One interesting manifestation of the differences between wealth and poverty in resource-rich lands is the cost of living for expatriates living in these countries. While it is tempting to think that cities like Oslo, Tokyo, or London would top the list as the most expensive places, they don’t. Instead it is Luanda, the capital of the southwestern African state of Angola. It can cost upwards of $10,000 per month for housing in a reasonable neighborhood, and even then water and electricity are intermittent. What makes this so shocking is the surrounding poverty. According to the United Nations Development Program, 68 percent of Angola’s population lives below the poverty line, more than a quarter of children die before their fifth birthday, and male life expectancy is below forty-five years. The most recent year for which income inequality data are available is 2000. These data suggest that the poorest 20 percent of the population have only 2 percent of the wealth. Angola is ranked 143 out of 182 nations in terms of overall human development. Prices in Angola, as in many other West African states, are fueled by oil.
The resource curse enables autocrats to massively reward their supporters and accumulate enormous wealth. This drives prices to the stratospheric heights seen in Luanda, where wealthy expatriates and lucky coalition members can have foie gras flown in from France every day.
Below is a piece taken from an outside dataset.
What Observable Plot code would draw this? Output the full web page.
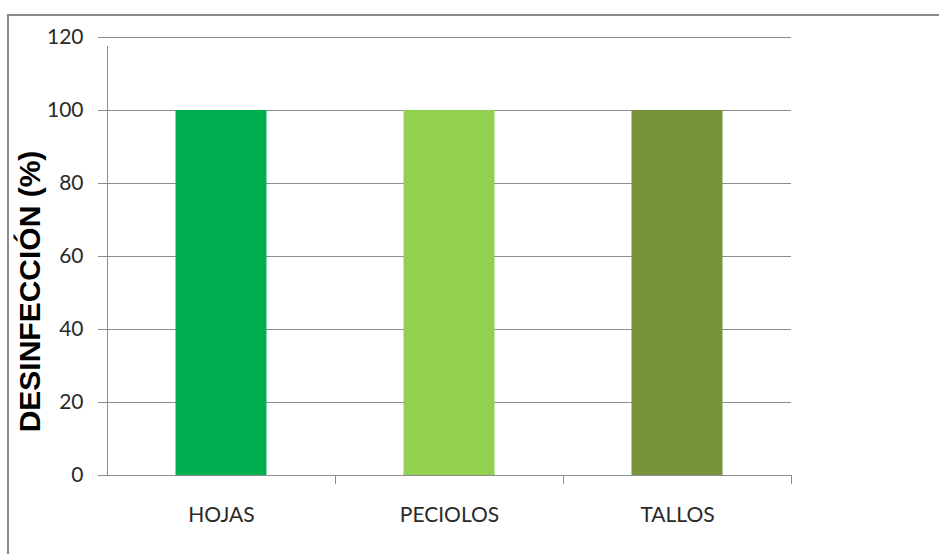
<!DOCTYPE html>
<html><head><meta charset="utf-8">
<script src="https://cdn.jsdelivr.net/npm/d3@7"></script>
<script src="https://cdn.jsdelivr.net/npm/@observablehq/plot@0.6"></script>
<style>
html,body{margin:0;padding:0;background:#fff;}
#wrap{position:relative;width:939px;height:554px;overflow:hidden;}
#frame{position:absolute;left:7px;top:14px;width:1000px;height:1000px;border-top:2px solid #8a8a8a;border-left:2px solid #8a8a8a;box-sizing:border-box;pointer-events:none;}
</style>
</head><body>
<div id="wrap"><div id="frame"></div></div>
<script>
const categories = ["HOJAS", "PECIOLOS", "TALLOS"];
const values = [100, 100, 100];
const colors = ["#00B050", "#92D050", "#77933C"];
const yTicks = [0, 20, 40, 60, 80, 100, 120];
const yTitle = "DESINFECCIÓN (%)";

const data = categories.map((c, i) => ({cat: c, val: values[i], color: colors[i]}));
const W = 939, H = 554, mL = 107, mR = 148, mT = 37, mB = 79;
const step = (W - mL - mR) / categories.length;
const barW = 91;
const inset = (step - barW) / 2;
const grid = "#8e8e8e";

const chart = Plot.plot({
  width: W, height: H,
  marginLeft: mL, marginRight: mR, marginTop: mT, marginBottom: mB,
  style: {fontFamily: "Lato, 'Open Sans', sans-serif", background: "transparent"},
  x: {domain: categories, padding: 0, label: null},
  y: {domain: [0, 120], label: null},
  marks: [
    Plot.gridY(yTicks, {stroke: grid, strokeOpacity: 1}),
    Plot.axisY(yTicks, {tickSize: 9, tickPadding: 15, fontSize: 21, color: "#2a2a2a", stroke: grid, label: null}),
    Plot.barY(data, {x: "cat", y: "val", fill: "color", insetLeft: inset, insetRight: inset}),
    Plot.ruleY([0], {stroke: grid}),
    Plot.ruleX([categories[0]], {x: d => d, dx: -step / 2, y1: 0, y2: 120, insetBottom: -9, stroke: grid}),
    Plot.ruleX(categories, {x: d => d, dx: step / 2, y1: 0, y2: 0, insetBottom: -9, stroke: grid}),
    Plot.axisX({tickSize: 0, tickPadding: 32, fontSize: 21, color: "#2a2a2a", label: null}),
    Plot.text([yTitle], {frameAnchor: "left", textAnchor: "middle", dx: -77, dy: 35, rotate: -90, fontSize: 30, fontWeight: "bold", fontFamily: "'Liberation Sans', Arial, sans-serif", fill: "#000"})
  ]
});
chart.style.position = "absolute";
chart.style.left = "0px";
chart.style.top = "0px";
document.getElementById("wrap").appendChild(chart);
</script>
</body></html>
Yet to make sure the people cannot coordinate, rebel, and take control of the state, leaders endeavor to keep those outside the coalition poor, ignorant, and unorganized. It is ironic that while oil revenues provide the resources to fix societal problems, it creates political incentives to make them far worse.
This effect is much less pernicious in democracies. The trouble is that once a state profits from mineral wealth, it is unlikely to democratize. The easiest way to incentivize the leader to liberalize policy is to force him to rely on tax revenue to generate funds. Once this happens, the incumbent can no longer suppress the population because the people won’t work if he does.
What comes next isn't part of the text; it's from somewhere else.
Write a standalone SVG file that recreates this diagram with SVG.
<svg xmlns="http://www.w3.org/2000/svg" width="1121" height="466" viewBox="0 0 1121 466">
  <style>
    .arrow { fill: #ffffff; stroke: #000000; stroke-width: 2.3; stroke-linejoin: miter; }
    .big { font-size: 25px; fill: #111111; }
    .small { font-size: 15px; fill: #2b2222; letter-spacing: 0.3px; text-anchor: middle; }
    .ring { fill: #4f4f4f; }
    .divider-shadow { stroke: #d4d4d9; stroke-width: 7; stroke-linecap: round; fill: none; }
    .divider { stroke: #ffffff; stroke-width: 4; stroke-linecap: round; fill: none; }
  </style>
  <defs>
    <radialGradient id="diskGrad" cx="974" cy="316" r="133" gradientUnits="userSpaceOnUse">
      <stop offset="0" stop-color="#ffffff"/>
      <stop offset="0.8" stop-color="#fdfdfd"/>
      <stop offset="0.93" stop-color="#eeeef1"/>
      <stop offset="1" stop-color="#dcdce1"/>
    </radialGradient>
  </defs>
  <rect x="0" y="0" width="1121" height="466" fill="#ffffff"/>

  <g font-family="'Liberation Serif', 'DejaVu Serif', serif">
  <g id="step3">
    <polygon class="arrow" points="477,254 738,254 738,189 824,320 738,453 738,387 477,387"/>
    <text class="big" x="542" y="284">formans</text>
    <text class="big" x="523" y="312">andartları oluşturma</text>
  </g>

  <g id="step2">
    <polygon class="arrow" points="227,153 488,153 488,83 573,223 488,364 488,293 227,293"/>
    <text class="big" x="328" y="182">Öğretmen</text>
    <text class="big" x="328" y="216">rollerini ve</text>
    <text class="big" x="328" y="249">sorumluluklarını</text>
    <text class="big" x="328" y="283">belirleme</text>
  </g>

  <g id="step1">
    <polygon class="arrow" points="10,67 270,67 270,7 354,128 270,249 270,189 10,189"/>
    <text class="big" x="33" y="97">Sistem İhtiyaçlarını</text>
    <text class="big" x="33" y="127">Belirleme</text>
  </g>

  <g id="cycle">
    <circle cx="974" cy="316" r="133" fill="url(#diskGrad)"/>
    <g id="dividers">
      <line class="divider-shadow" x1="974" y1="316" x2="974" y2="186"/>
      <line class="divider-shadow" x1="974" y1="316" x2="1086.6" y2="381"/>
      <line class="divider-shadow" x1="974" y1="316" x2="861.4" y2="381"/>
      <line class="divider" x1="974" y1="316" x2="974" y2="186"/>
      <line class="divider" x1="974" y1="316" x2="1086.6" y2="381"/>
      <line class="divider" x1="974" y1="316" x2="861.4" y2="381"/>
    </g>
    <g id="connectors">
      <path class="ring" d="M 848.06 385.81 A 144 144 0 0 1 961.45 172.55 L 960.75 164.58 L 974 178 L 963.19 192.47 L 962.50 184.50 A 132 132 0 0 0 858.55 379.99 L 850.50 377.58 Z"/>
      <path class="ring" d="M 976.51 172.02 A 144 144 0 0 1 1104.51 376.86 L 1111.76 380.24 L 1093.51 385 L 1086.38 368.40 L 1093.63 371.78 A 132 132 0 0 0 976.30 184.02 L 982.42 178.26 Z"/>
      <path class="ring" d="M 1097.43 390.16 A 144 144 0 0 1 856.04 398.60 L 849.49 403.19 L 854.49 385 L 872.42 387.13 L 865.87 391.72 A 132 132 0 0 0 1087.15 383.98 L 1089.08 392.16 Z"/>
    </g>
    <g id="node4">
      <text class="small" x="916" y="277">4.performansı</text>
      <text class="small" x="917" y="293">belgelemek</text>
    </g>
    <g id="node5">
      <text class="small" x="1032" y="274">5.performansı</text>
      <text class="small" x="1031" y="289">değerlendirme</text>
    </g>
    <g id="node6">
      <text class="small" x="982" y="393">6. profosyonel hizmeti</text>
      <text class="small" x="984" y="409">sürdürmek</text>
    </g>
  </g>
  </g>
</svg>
The upshot is that the resource curse can be lifted. If aid organizations want to help the peoples of oil-rich nations, then the logic of our survival-based argument suggests they would achieve more by spending their donations lobbying the governments in the developed world to increase the tax on petroleum than by providing assistance overseas. By raising the price of oil and gas, such taxes would reduce worldwide demand for oil. This in turn would reduce oil revenues and make leaders more reliant on taxation.